Each of our applications runs as a pool of backend servers behind an F5 load balancer appliance, which spreads requests out to each of the backend servers. The appliance will periodically monitor each backend server to make sure it’s still usable, and remove it from the pool if it decides it isn’t. On the 10th the appliance had suddenly decided that it couldn’t reach some of the backend servers, and for some applications this included all of the pool members, rendering that application unavailable. This happened to a relatively small number of our applications but unfortunately one of them was Single Sign-on, which most of the applications do rely on, so when visiting a working application you would have been redirected to a non-working Single Sign-on.

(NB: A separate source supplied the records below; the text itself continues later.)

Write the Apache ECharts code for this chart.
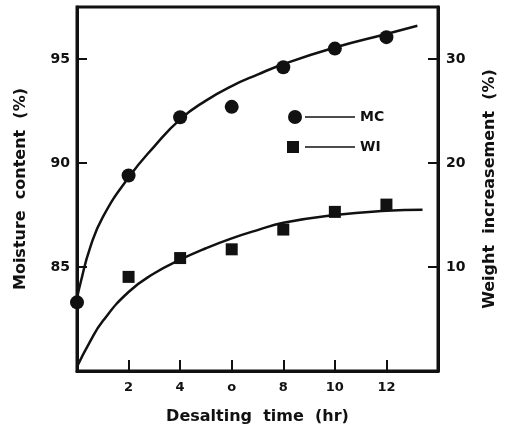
<!DOCTYPE html>
<html>
<head>
<meta charset="utf-8">
<script src="https://cdn.jsdelivr.net/npm/echarts@6/dist/echarts.min.js"></script>
<style>
html,body{margin:0;padding:0;background:#fff;}
#chart{width:511px;height:431px;}
</style>
</head>
<body>
<div id="chart"></div>
<script>
// Measured points
const mcHours = [0, 2, 4, 6, 8, 10, 12];
const mcValues = [83.3, 89.4, 92.2, 92.7, 94.6, 95.5, 96.05];
const wiHours = [2, 4, 6, 8, 10, 12];
const wiValues = [9.05, 10.86, 11.7, 13.6, 15.3, 16.0];
// Fitted curves
const mcFitHours = [0, 0.15, 0.5, 1, 2, 3, 4, 5, 6, 7, 8, 10, 12, 13.2];
const mcFitValues = [83.5, 84.3, 85.9, 87.4, 89.3, 90.8, 92.1, 93.0, 93.7, 94.25, 94.75, 95.55, 96.2, 96.6];
const wiFitHours = [0, 0.5, 1, 2, 3, 4, 5, 6, 7, 8, 10, 12, 13.4];
const wiFitValues = [0.4, 2.8, 4.8, 7.6, 9.4, 10.7, 11.8, 12.75, 13.55, 14.25, 15.0, 15.4, 15.5];
// Tick labels
const xTickLabels = {2: '2', 4: '4', 6: 'o', 8: '8', 10: '10', 12: '12'};
const leftTickLabels = {85: '85', 90: '90', 95: '95'};
const rightTickLabels = {10: '10', 20: '20', 30: '30'};
const legendNames = ['MC', 'WI'];

const FONT = 'DejaVu Sans';
const INK = '#111';

const chart = echarts.init(document.getElementById('chart'), null, {renderer: 'canvas'});

function zip(a, b) { return a.map((v, i) => [v, b[i]]); }

const option = {
  backgroundColor: '#fff',
  animation: false,
  grid: {left: 77, right: 73, top: 7, bottom: 60, show: true, borderColor: INK, borderWidth: 3, backgroundColor: 'transparent'},
  xAxis: {
    type: 'value', min: 0, max: 14, interval: 2,
    name: 'Desalting  time  (hr)', nameLocation: 'middle', nameGap: 38,
    nameTextStyle: {fontFamily: FONT, fontWeight: 'bold', fontSize: 16, color: INK},
    axisLine: {show: true, lineStyle: {color: INK, width: 3}},
    axisTick: {show: true, inside: true, length: 11, lineStyle: {color: INK, width: 2}},
    splitLine: {show: false},
    axisLabel: {margin: 10, fontFamily: FONT, fontWeight: 'bold', fontSize: 13, color: INK,
      formatter: v => xTickLabels[v] || ''}
  },
  yAxis: [{
    type: 'value', min: 80, max: 97.5, interval: 5, position: 'left',
    name: 'Moisture  content  (%)', nameLocation: 'middle', nameGap: 48,
    nameTextStyle: {fontFamily: FONT, fontWeight: 'bold', fontSize: 16, color: INK},
    axisLine: {show: true, lineStyle: {color: INK, width: 3}},
    axisTick: {show: true, inside: true, length: 10, lineStyle: {color: INK, width: 2}},
    splitLine: {show: false},
    axisLabel: {margin: 7, fontFamily: FONT, fontWeight: 'bold', fontSize: 14, color: INK,
      formatter: v => leftTickLabels[v] || ''}
  }, {
    type: 'value', min: 0, max: 35, interval: 10, position: 'right',
    name: 'Weight  increasement  (%)', nameLocation: 'middle', nameGap: 44, nameRotate: 90,
    nameTextStyle: {fontFamily: FONT, fontWeight: 'bold', fontSize: 16, color: INK},
    axisLine: {show: true, lineStyle: {color: INK, width: 3}},
    axisTick: {show: true, inside: true, length: 10, lineStyle: {color: INK, width: 2}},
    splitLine: {show: false},
    axisLabel: {margin: 8, fontFamily: FONT, fontWeight: 'bold', fontSize: 14, color: INK,
      formatter: v => rightTickLabels[v] || ''}
  }],
  series: [
    {name: 'MC fit', type: 'line', yAxisIndex: 0, data: zip(mcFitHours, mcFitValues),
      smooth: 0.5, showSymbol: false, lineStyle: {color: INK, width: 2.5}, z: 2},
    {name: 'WI fit', type: 'line', yAxisIndex: 1, data: zip(wiFitHours, wiFitValues),
      smooth: 0.5, showSymbol: false, lineStyle: {color: INK, width: 2.5}, z: 2},
    {name: legendNames[0], type: 'scatter', yAxisIndex: 0, data: zip(mcHours, mcValues),
      symbol: 'circle', symbolSize: 14, itemStyle: {color: INK, opacity: 1}, z: 3},
    {name: legendNames[1], type: 'scatter', yAxisIndex: 1, data: zip(wiHours, wiValues),
      symbol: 'rect', symbolSize: 12, itemStyle: {color: INK, opacity: 1}, z: 3}
  ],
  graphic: [
    {type: 'circle', shape: {cx: 295, cy: 117, r: 7}, style: {fill: INK}},
    {type: 'line', shape: {x1: 305, y1: 117, x2: 355, y2: 117}, style: {stroke: INK, lineWidth: 1.5}},
    {type: 'text', x: 360, y: 117, style: {text: legendNames[0], font: 'bold 14px "DejaVu Sans"', fill: INK, verticalAlign: 'middle'}},
    {type: 'rect', shape: {x: 287, y: 141, width: 12, height: 12}, style: {fill: INK}},
    {type: 'line', shape: {x1: 305, y1: 147, x2: 355, y2: 147}, style: {stroke: INK, lineWidth: 1.5}},
    {type: 'text', x: 360, y: 147, style: {text: legendNames[1], font: 'bold 14px "DejaVu Sans"', fill: INK, verticalAlign: 'middle'}}
  ]
};
chart.setOption(option);
</script>
</body>
</html>
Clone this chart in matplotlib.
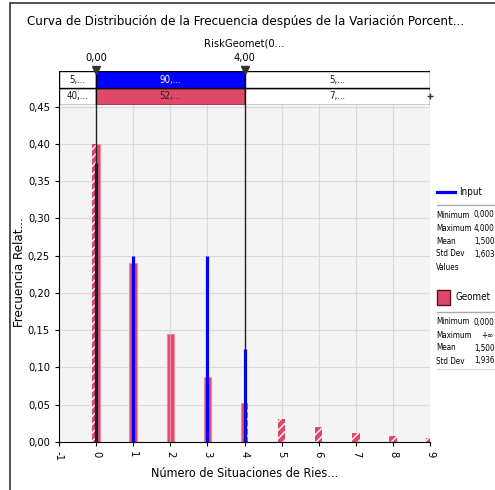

After some investigation to rule out firewall issues, we discovered that removing the monitor check brought the application back - the appliance was able to reach the application, it was just its monitor that couldn’t. To add to the confusion, re-adding the same monitor would often work, which suggested something at fault with the appliance itself.
We have a load balancer appliance in each data centre to allow one to fail-over to the other if it needs to, so an emergency change was scheduled for Sunday 15th May to attempt that failover at an off-peak time. This failover was successful and testing revealed that this appliance did not have the issue, confirming a fault with the other appliance.
At the moment we are in a somewhat risky state, as the active appliance needs to be able to rely on the other appliance to fail over to if it failed for any reason, unlikely though that is. We do still have the original workaround if that did happen. We have started conversations with the F5 support team about the problem, and we were already in the process of acquiring brand new F5 load balancers anyway which will replace these two appliances over the coming months, and should be more reliable.